Few stretches of coastline compare with the rugged cliffs and terraced lemon groves of Amalfi, where the largely traffic-free resort of Ravello perches high above the sea. Relax in the Piazza del Vescovado, meander through the gardens and grottos of Villa Cimbrone and enjoy a concert in the castle-like Villa Rufolo. The town is also known for Mamma Agata’s cookery school, set in the kitchen of her family home. In Positano, all pastel colours and winding streets, savour world class cuisine, shop in chic boutiques and visit the black Madonna inside the domed Church of Santa Maria Assunta. Amalfi, too, offers a colourful welcome, with life centred around the marina while Capri is the very essence of romance with its upmarket hangouts, ancient churches, famous sea caves and the eight hundred Phoenician Steps which connect Anacapri to the sea.
Sun-soaked Sicily offers an exceptional mix of attractions, from the lava fields of brooding Mount Etna – the summit accessible by cable car and four wheel drive – to walking amongst the gods in Agrigento’s Valley of the Temples, spread over a vast area encompassing numerous complete and partly-reconstructed temples dating back to 510 BC. From scenic Toarmina with its winding shopping streets, medieval buildings and bars and restaurants, the volcano views are spectacular, as is the town’s Greek theatre where theatrical and musical performances are an unforgettable experience. A cable car ride takes visitors down to the beautiful rocky beach of Isola Bella, a small island close to the city of Toarmina and often referred to as the ‘Pearl of the Ionian Sea’ and where a diving school can be found.
This relatively unknown area offers an authentic taste of Italy, its hillsides dotted with olive groves and white-washed villages, its coastline hiding delightful resorts such as Monopoli. Explore ancient Greek sites and see the regions conical-roofed houses – Alberobello being the epicentre of Trulli architecture and a UNESCO World Heritage Site. Selva di Fasano overlooks the Itria Valley, and the enchanting hilltop town of Ostuni are well worth a visit; history buffs will appreciate a visit to the Museo Nazionale de Egnazia with its Bronze Age and Roman artifacts.

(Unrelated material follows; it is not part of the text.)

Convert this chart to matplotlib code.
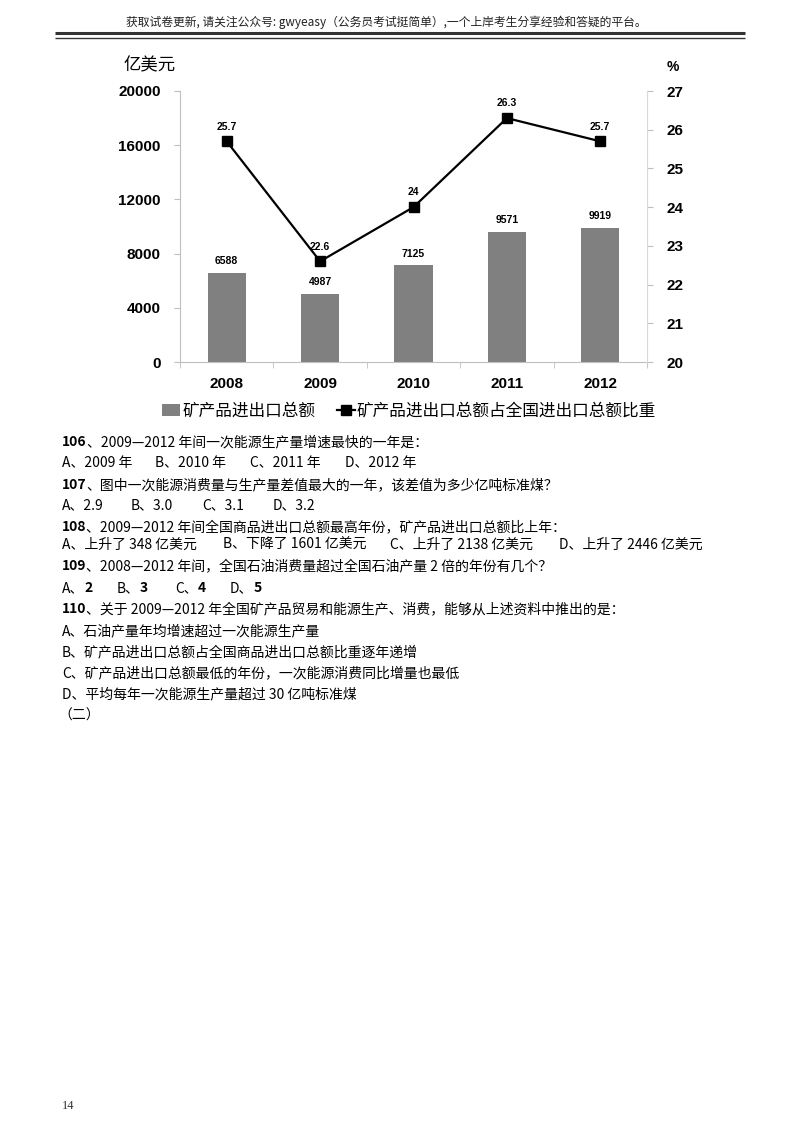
import numpy as np
import matplotlib.pyplot as plt

plt.rcParams['font.family'] = ['Noto Sans CJK SC', 'DejaVu Sans']

# 图表数据
years = ['2008', '2009', '2010', '2011', '2012']
trade = [6588, 4987, 7125, 9571, 9919]          # 矿产品进出口总额（亿美元）
share = [25.7, 22.6, 24, 26.3, 25.7]             # 占全国进出口总额比重（%）
share_labels = ['25.7', '22.6', '24', '26.3', '25.7']
left_ticks = [0, 4000, 8000, 12000, 16000, 20000]
right_ticks = [20, 21, 22, 23, 24, 25, 26, 27]

header = '获取试卷更新, 请关注公众号: gwyeasy（公务员考试挺简单）,一个上岸考生分享经验和答疑的平台。'

# 题目文字：(题号, 题干)
questions = [
    ('106', '、2009—2012 年间一次能源生产量增速最快的一年是：'),
    ('107', '、图中一次能源消费量与生产量差值最大的一年，该差值为多少亿吨标准煤？'),
    ('108', '、2009—2012 年间全国商品进出口总额最高年份，矿产品进出口总额比上年：'),
    ('109', '、2008—2012 年间，全国石油消费量超过全国石油产量 2 倍的年份有几个？'),
    ('110', '、关于 2009—2012 年全国矿产品贸易和能源生产、消费，能够从上述资料中推出的是：'),
]
opts106 = ['A、2009 年', 'B、2010 年', 'C、2011 年', 'D、2012 年']
opts107 = ['A、2.9', 'B、3.0', 'C、3.1', 'D、3.2']
opts108 = ['A、上升了 348 亿美元', 'B、下降了 1601 亿美元', 'C、上升了 2138 亿美元', 'D、上升了 2446 亿美元']
opts109 = [('A、', '2'), ('B、', '3'), ('C、', '4'), ('D、', '5')]
opts110 = ['A、石油产量年均增速超过一次能源生产量',
           'B、矿产品进出口总额占全国商品进出口总额比重逐年递增',
           'C、矿产品进出口总额最低的年份，一次能源消费同比增量也最低',
           'D、平均每年一次能源生产量超过 30 亿吨标准煤']

W, H = 800, 1132
fig = plt.figure(figsize=(W / 100, H / 100), dpi=100)

# ── 文字层（像素坐标）──────────────────────────────
tx = fig.add_axes([0, 0, 1, 1])
tx.set_xlim(0, W); tx.set_ylim(H, 0); tx.axis('off')

tx.text(386, 22, header, ha='center', va='center', fontsize=8.5, color='#222222')
tx.plot([55, 745], [33, 33], color='#333333', lw=2.2, solid_capstyle='butt')
tx.plot([55, 745], [37.5, 37.5], color='#333333', lw=1.0, solid_capstyle='butt')

fs = 10
def q_line(y, num, rest):
    t = tx.text(62, y, num, fontsize=fs, fontweight='bold', va='center', ha='left')
    tx.annotate(rest, xy=(1, 0.5), xycoords=t, va='center', ha='left', fontsize=fs)

def opt_line(y, opts, xs):
    for o, x in zip(opts, xs):
        tx.text(x, y, o, fontsize=fs, va='center', ha='left')

q_line(442, *questions[0])
opt_line(463, opts106, [62, 155, 250, 345])
q_line(485, *questions[1])
opt_line(505, opts107, [62, 131, 202, 273])
q_line(527, *questions[2])
opt_line(545, opts108, [62, 223, 390, 559])
q_line(566, *questions[3])
for (letter, num), x in zip(opts109, [62, 117, 175, 230]):
    t = tx.text(x, 588, letter, fontsize=fs, va='center', ha='left')
    tx.annotate(num, xy=(1, 0.5), xycoords=t, va='center', ha='left',
                fontsize=fs, fontweight='bold')
q_line(609, *questions[4])
for i, o in enumerate(opts110):
    tx.text(62, 631 + i * 21.2, o, fontsize=fs, va='center', ha='left')
tx.text(58, 716, '（二）', fontsize=fs, va='center', ha='left')
tx.text(62, 1106, '14', fontsize=9, va='center', ha='left', color='#333333',
        family=['Liberation Serif'])

# ── 图表 ──────────────────────────────────────────
left, right, top, bottom = 180, 647, 91, 362
ax = fig.add_axes([left / W, 1 - bottom / H, (right - left) / W, (bottom - top) / H])
x = np.arange(len(years))
bars = ax.bar(x, trade, width=0.41, color='#808080', label='矿产品进出口总额', zorder=2)
ax.set_xlim(-0.5, len(years) - 0.5)
ax.set_ylim(0, 20000)
ax.set_yticks(left_ticks)
ax.set_yticklabels([str(v) for v in left_ticks], family=['Liberation Sans'],
                   fontweight='bold', fontsize=11)
ax.set_xticks(x)
ax.set_xticklabels(years, family=['Liberation Sans'], fontweight='bold', fontsize=11)
ax.set_xticks(np.arange(-0.5, len(years)), minor=True)
ax.tick_params(axis='x', which='major', length=0, pad=11)
ax.tick_params(axis='x', which='minor', length=4, color='#bfbfbf', direction='out')
ax.tick_params(axis='y', length=4, color='#bfbfbf', pad=10)
for s in ['top', 'right']:
    ax.spines[s].set_visible(False)
for s in ['left', 'bottom']:
    ax.spines[s].set_color('#bfbfbf')
for b, v in zip(bars, trade):
    ax.annotate(str(v), (b.get_x() + b.get_width() / 2, v), xytext=(0, 5),
                textcoords='offset points', ha='center', va='bottom',
                fontsize=7.5, fontweight='bold', family=['Liberation Sans'])

ax2 = ax.twinx()
ax2.plot(x, share, color='black', lw=1.6, marker='s', markersize=7,
         label='矿产品进出口总额占全国进出口总额比重')
ax2.set_ylim(20, 27)
ax2.set_yticks(right_ticks)
ax2.set_yticklabels([str(v) for v in right_ticks], family=['Liberation Sans'],
                    fontweight='bold', fontsize=11)
ax2.tick_params(axis='y', length=4, color='#bfbfbf', pad=10)
for s in ['top', 'left', 'bottom']:
    ax2.spines[s].set_visible(False)
ax2.spines['right'].set_color('#d9d9d9')
for xi, v, lab in zip(x, share, share_labels):
    ax2.annotate(lab, (xi, v), xytext=(0, 7), textcoords='offset points',
                 ha='center', va='bottom', fontsize=7.5, fontweight='bold',
                 family=['Liberation Sans'])

tx.text(124, 65, '亿美元', fontsize=12.5, va='center', ha='left')
tx.text(667, 67, '%', fontsize=10, va='center', ha='left', fontweight='bold',
        family=['Liberation Sans'])

h1, l1 = ax.get_legend_handles_labels()
h2, l2 = ax2.get_legend_handles_labels()
fig.legend(h1 + h2, l1 + l2, loc='center', bbox_to_anchor=(409 / W, 1 - 411 / H),
           ncol=2, frameon=False, fontsize=12, handlelength=1.1,
           handletextpad=0.1, columnspacing=1.3, borderpad=0)

fig.savefig('out.png', dpi=100, facecolor='white')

Europe’s glitterati flock to the beautiful resorts of the Costa Smeralda, - Porto Cervo buzzes with sophisticated cafes and opulent nightclubs, while the tranquil Maddalena Islands offer relaxation on immaculate white sand beaches such as Manto Della Madonna on Budelli. All along the coast a myriad of watersports beckon including motor yacht hire whilst the Thursday market at San Pantaleo is a craft hunter’s dream. Also worth a visit are the Bronze Age Nurhagi stone structures, providing a fascinating glimpse into the island’s ancient native people.